### REQUIREMENT
Images are excluded; otherwise, output every record exactly.

### DATASET

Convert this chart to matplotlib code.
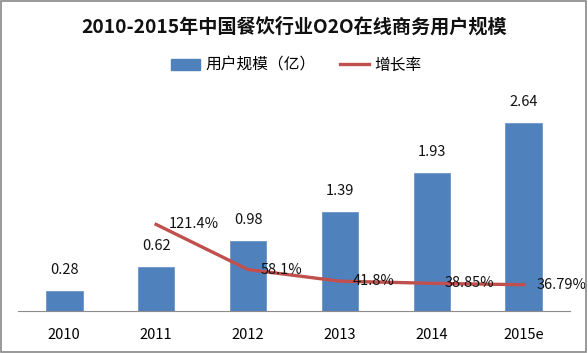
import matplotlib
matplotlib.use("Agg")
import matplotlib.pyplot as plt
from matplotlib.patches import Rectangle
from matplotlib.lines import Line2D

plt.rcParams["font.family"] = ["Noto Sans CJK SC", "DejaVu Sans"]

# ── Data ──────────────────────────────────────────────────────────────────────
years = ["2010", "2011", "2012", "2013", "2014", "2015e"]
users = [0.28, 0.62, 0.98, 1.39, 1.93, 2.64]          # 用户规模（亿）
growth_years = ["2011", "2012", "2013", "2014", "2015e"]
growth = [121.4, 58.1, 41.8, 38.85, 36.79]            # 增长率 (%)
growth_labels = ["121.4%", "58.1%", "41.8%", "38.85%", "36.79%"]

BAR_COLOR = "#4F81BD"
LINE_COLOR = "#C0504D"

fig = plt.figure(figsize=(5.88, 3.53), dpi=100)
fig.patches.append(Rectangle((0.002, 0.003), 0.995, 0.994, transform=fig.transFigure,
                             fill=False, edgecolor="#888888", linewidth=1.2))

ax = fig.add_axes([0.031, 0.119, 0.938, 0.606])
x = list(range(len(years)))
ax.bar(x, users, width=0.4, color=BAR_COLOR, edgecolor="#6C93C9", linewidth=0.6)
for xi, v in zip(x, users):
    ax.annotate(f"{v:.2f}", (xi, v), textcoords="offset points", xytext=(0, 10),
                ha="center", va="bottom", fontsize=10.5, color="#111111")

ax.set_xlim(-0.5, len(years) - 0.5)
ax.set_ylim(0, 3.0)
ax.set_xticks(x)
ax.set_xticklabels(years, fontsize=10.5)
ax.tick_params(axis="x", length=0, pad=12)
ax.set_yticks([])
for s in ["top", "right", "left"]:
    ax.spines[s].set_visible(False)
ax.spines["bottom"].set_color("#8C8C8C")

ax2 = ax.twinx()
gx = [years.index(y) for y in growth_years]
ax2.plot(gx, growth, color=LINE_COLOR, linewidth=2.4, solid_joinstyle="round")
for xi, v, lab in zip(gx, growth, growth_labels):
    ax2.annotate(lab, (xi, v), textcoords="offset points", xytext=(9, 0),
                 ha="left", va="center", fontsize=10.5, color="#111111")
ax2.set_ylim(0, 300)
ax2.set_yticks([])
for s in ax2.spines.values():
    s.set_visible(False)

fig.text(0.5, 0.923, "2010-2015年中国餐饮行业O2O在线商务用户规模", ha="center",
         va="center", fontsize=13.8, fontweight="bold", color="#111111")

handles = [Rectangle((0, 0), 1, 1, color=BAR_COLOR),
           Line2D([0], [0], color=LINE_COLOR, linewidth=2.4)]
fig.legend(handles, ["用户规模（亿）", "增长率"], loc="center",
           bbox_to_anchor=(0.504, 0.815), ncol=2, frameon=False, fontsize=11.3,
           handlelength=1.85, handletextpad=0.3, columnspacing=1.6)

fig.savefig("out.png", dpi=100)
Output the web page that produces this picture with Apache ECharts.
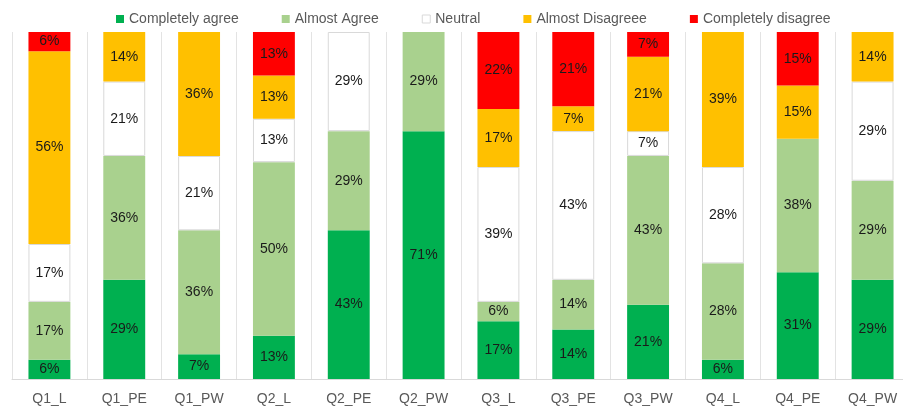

### RESULT OF THIS TASK
Convert this chart to matplotlib code.
import matplotlib
matplotlib.use("Agg")
import matplotlib.pyplot as plt
from matplotlib.patches import Rectangle
from matplotlib.lines import Line2D

plt.rcParams["font.family"] = ["Noto Sans CJK SC", "DejaVu Sans"]

# ── Data ──────────────────────────────────────────────────────────────────────
years = ["2010", "2011", "2012", "2013", "2014", "2015e"]
users = [0.28, 0.62, 0.98, 1.39, 1.93, 2.64]          # 用户规模（亿）
growth_years = ["2011", "2012", "2013", "2014", "2015e"]
growth = [121.4, 58.1, 41.8, 38.85, 36.79]            # 增长率 (%)
growth_labels = ["121.4%", "58.1%", "41.8%", "38.85%", "36.79%"]

BAR_COLOR = "#4F81BD"
LINE_COLOR = "#C0504D"

fig = plt.figure(figsize=(5.88, 3.53), dpi=100)
fig.patches.append(Rectangle((0.002, 0.003), 0.995, 0.994, transform=fig.transFigure,
                             fill=False, edgecolor="#888888", linewidth=1.2))

ax = fig.add_axes([0.031, 0.119, 0.938, 0.606])
x = list(range(len(years)))
ax.bar(x, users, width=0.4, color=BAR_COLOR, edgecolor="#6C93C9", linewidth=0.6)
for xi, v in zip(x, users):
    ax.annotate(f"{v:.2f}", (xi, v), textcoords="offset points", xytext=(0, 10),
                ha="center", va="bottom", fontsize=10.5, color="#111111")

ax.set_xlim(-0.5, len(years) - 0.5)
ax.set_ylim(0, 3.0)
ax.set_xticks(x)
ax.set_xticklabels(years, fontsize=10.5)
ax.tick_params(axis="x", length=0, pad=12)
ax.set_yticks([])
for s in ["top", "right", "left"]:
    ax.spines[s].set_visible(False)
ax.spines["bottom"].set_color("#8C8C8C")

ax2 = ax.twinx()
gx = [years.index(y) for y in growth_years]
ax2.plot(gx, growth, color=LINE_COLOR, linewidth=2.4, solid_joinstyle="round")
for xi, v, lab in zip(gx, growth, growth_labels):
    ax2.annotate(lab, (xi, v), textcoords="offset points", xytext=(9, 0),
                 ha="left", va="center", fontsize=10.5, color="#111111")
ax2.set_ylim(0, 300)
ax2.set_yticks([])
for s in ax2.spines.values():
    s.set_visible(False)

fig.text(0.5, 0.923, "2010-2015年中国餐饮行业O2O在线商务用户规模", ha="center",
         va="center", fontsize=13.8, fontweight="bold", color="#111111")

handles = [Rectangle((0, 0), 1, 1, color=BAR_COLOR),
           Line2D([0], [0], color=LINE_COLOR, linewidth=2.4)]
fig.legend(handles, ["用户规模（亿）", "增长率"], loc="center",
           bbox_to_anchor=(0.504, 0.815), ncol=2, frameon=False, fontsize=11.3,
           handlelength=1.85, handletextpad=0.3, columnspacing=1.6)

fig.savefig("out.png", dpi=100)
Output the web page that produces this picture with Apache ECharts.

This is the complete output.